Below is some material; set it all down exactly, apart from the pictures.

Dataset entries
[BEGIN]
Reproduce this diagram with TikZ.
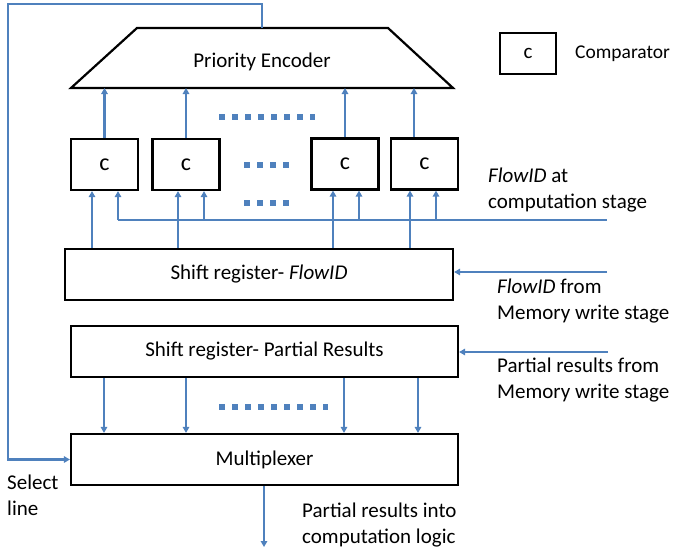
\documentclass[tikz,border=0pt]{standalone}
\usepackage{fontspec}
\setmainfont{Carlito}
\usetikzlibrary{arrows.meta}
\definecolor{lineblue}{HTML}{4F81BD}
\begin{document}
\begin{tikzpicture}[x=1pt,y=-1pt,
  txt/.style={font=\fontsize{21}{26}\selectfont},
  box/.style={draw=black, line width=2.2pt, inner sep=0pt, txt},
  cbox/.style={box, minimum width=67pt, minimum height=51pt, font=\fontsize{24}{28}\selectfont},
  wbox/.style={box, minimum width=388pt, minimum height=51pt},
  conn/.style={draw=lineblue, line width=2.2pt},
  arr/.style={conn, -{Triangle[length=6pt,width=6.5pt]}},
  dots/.style={draw=lineblue, line width=6pt, dash pattern=on 6pt off 7pt},
  lbl/.style={txt, align=left, anchor=west, inner sep=0pt}
]
\useasboundingbox (0,0) rectangle (676,555);

% Priority encoder
\draw[line width=2.2pt, line join=miter] (137,28) -- (388,28) -- (453,88) -- (71,88) -- cycle;
\node[txt] (pe) at (262,62) {Priority Encoder};
\coordinate (petop) at (262,28);
\coordinate (pebot) at (262,88);

% legend
\node[box, minimum width=56pt, minimum height=41pt] (leg) at (528,53.5) {c};
\node[lbl, font=\fontsize{19.5}{24}\selectfont] (legt) at (575,54) {Comparator};

% comparators
\node[cbox] (c1) at (104.5,164.5) {c};
\node[cbox] (c2) at (186,164.5) {c};
\node[cbox] (c3) at (345,164) {c};
\node[cbox] (c4) at (424.5,164) {c};

% shift registers and mux
\node[wbox] (sf) at (259,274.5) {Shift register- \textit{FlowID}};
\node[wbox, minimum width=387pt] (sp) at (264.5,351.5) {Shift register- Partial Results};
\node[wbox, minimum width=387pt] (mux) at (264.5,459.5) {Multiplexer};

% labels
\node[lbl] (l1) at (488,190) {\textit{FlowID} at\\computation stage};
\node[lbl] (l2) at (497,301) {\textit{FlowID} from\\Memory write stage};
\node[lbl] (l3) at (497,380) {Partial results from\\Memory write stage};
\node[lbl] (l4) at (302,525) {Partial results into\\computation logic};
\node[lbl] (l5) at (7,495) {Select\\line};

% comparator -> encoder
\coordinate (u4) at (414,0);
\draw[arr] (c1.north) -- (c1.north |- pebot);
\draw[arr] (c2.north) -- (c2.north |- pebot);
\draw[arr] (c3.north) -- (c3.north |- pebot);
\draw[arr] (c4.north -| u4) -- (u4 |- pebot);

% select line
\coordinate (selA) at (8,4);
\draw[arr] (petop) |- (selA) |- (mux.west);

% comparator inputs from FlowID shift register
\foreach \x/\c in {92/c1,178/c2,333/c3,410/c4}{
  \coordinate (i) at (\x,0);
  \draw[arr] (sf.north -| i) -- (\c.south -| i);
}
% bus from computation stage
\coordinate (b1) at (118,220);
\coordinate (busend) at (607,220);
\draw[conn] (b1) -- (busend);
\foreach \x/\c in {118/c1,204/c2,359/c3,436/c4}{
  \coordinate (j) at (\x,220);
  \draw[arr] (j) -- (\c.south -| j);
}

% inputs to shift registers
\coordinate (fin) at (607,272);
\draw[arr] (fin) -- (fin -| sf.east);
\coordinate (pin) at (608,352);
\draw[arr] (pin) -- (pin -| sp.east);

% shift register -> mux
\foreach \x in {104,186,344,418}{
  \coordinate (d) at (\x,0);
  \draw[arr] (sp.south -| d) -- (mux.north -| d);
}

% output
\coordinate (out) at (264,547);
\draw[arr] (mux.south -| out) -- (out);

% dots
\draw[dots] (219,117) -- (315,117);
\draw[dots] (244,165) -- (290,165);
\draw[dots] (244,203) -- (290,203);
\draw[dots] (219,407) -- (328,407);
\end{tikzpicture}
\end{document}
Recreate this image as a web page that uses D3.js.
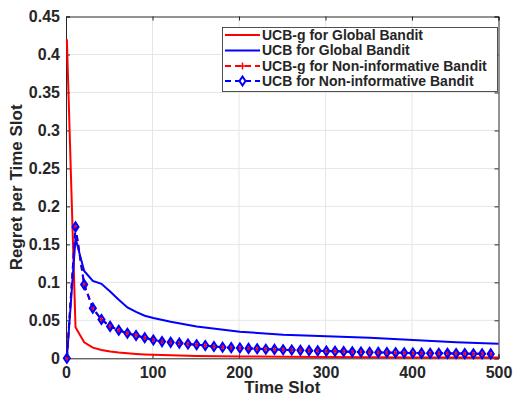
[END]
RESULT FOR THIS TASK.
Reproduce this diagram with TikZ.
\documentclass[tikz,border=0pt]{standalone}
\usepackage{fontspec}
\setmainfont{Carlito}
\usetikzlibrary{arrows.meta}
\definecolor{lineblue}{HTML}{4F81BD}
\begin{document}
\begin{tikzpicture}[x=1pt,y=-1pt,
  txt/.style={font=\fontsize{21}{26}\selectfont},
  box/.style={draw=black, line width=2.2pt, inner sep=0pt, txt},
  cbox/.style={box, minimum width=67pt, minimum height=51pt, font=\fontsize{24}{28}\selectfont},
  wbox/.style={box, minimum width=388pt, minimum height=51pt},
  conn/.style={draw=lineblue, line width=2.2pt},
  arr/.style={conn, -{Triangle[length=6pt,width=6.5pt]}},
  dots/.style={draw=lineblue, line width=6pt, dash pattern=on 6pt off 7pt},
  lbl/.style={txt, align=left, anchor=west, inner sep=0pt}
]
\useasboundingbox (0,0) rectangle (676,555);

% Priority encoder
\draw[line width=2.2pt, line join=miter] (137,28) -- (388,28) -- (453,88) -- (71,88) -- cycle;
\node[txt] (pe) at (262,62) {Priority Encoder};
\coordinate (petop) at (262,28);
\coordinate (pebot) at (262,88);

% legend
\node[box, minimum width=56pt, minimum height=41pt] (leg) at (528,53.5) {c};
\node[lbl, font=\fontsize{19.5}{24}\selectfont] (legt) at (575,54) {Comparator};

% comparators
\node[cbox] (c1) at (104.5,164.5) {c};
\node[cbox] (c2) at (186,164.5) {c};
\node[cbox] (c3) at (345,164) {c};
\node[cbox] (c4) at (424.5,164) {c};

% shift registers and mux
\node[wbox] (sf) at (259,274.5) {Shift register- \textit{FlowID}};
\node[wbox, minimum width=387pt] (sp) at (264.5,351.5) {Shift register- Partial Results};
\node[wbox, minimum width=387pt] (mux) at (264.5,459.5) {Multiplexer};

% labels
\node[lbl] (l1) at (488,190) {\textit{FlowID} at\\computation stage};
\node[lbl] (l2) at (497,301) {\textit{FlowID} from\\Memory write stage};
\node[lbl] (l3) at (497,380) {Partial results from\\Memory write stage};
\node[lbl] (l4) at (302,525) {Partial results into\\computation logic};
\node[lbl] (l5) at (7,495) {Select\\line};

% comparator -> encoder
\coordinate (u4) at (414,0);
\draw[arr] (c1.north) -- (c1.north |- pebot);
\draw[arr] (c2.north) -- (c2.north |- pebot);
\draw[arr] (c3.north) -- (c3.north |- pebot);
\draw[arr] (c4.north -| u4) -- (u4 |- pebot);

% select line
\coordinate (selA) at (8,4);
\draw[arr] (petop) |- (selA) |- (mux.west);

% comparator inputs from FlowID shift register
\foreach \x/\c in {92/c1,178/c2,333/c3,410/c4}{
  \coordinate (i) at (\x,0);
  \draw[arr] (sf.north -| i) -- (\c.south -| i);
}
% bus from computation stage
\coordinate (b1) at (118,220);
\coordinate (busend) at (607,220);
\draw[conn] (b1) -- (busend);
\foreach \x/\c in {118/c1,204/c2,359/c3,436/c4}{
  \coordinate (j) at (\x,220);
  \draw[arr] (j) -- (\c.south -| j);
}

% inputs to shift registers
\coordinate (fin) at (607,272);
\draw[arr] (fin) -- (fin -| sf.east);
\coordinate (pin) at (608,352);
\draw[arr] (pin) -- (pin -| sp.east);

% shift register -> mux
\foreach \x in {104,186,344,418}{
  \coordinate (d) at (\x,0);
  \draw[arr] (sp.south -| d) -- (mux.north -| d);
}

% output
\coordinate (out) at (264,547);
\draw[arr] (mux.south -| out) -- (out);

% dots
\draw[dots] (219,117) -- (315,117);
\draw[dots] (244,165) -- (290,165);
\draw[dots] (244,203) -- (290,203);
\draw[dots] (219,407) -- (328,407);
\end{tikzpicture}
\end{document}
Recreate this image as a web page that uses D3.js.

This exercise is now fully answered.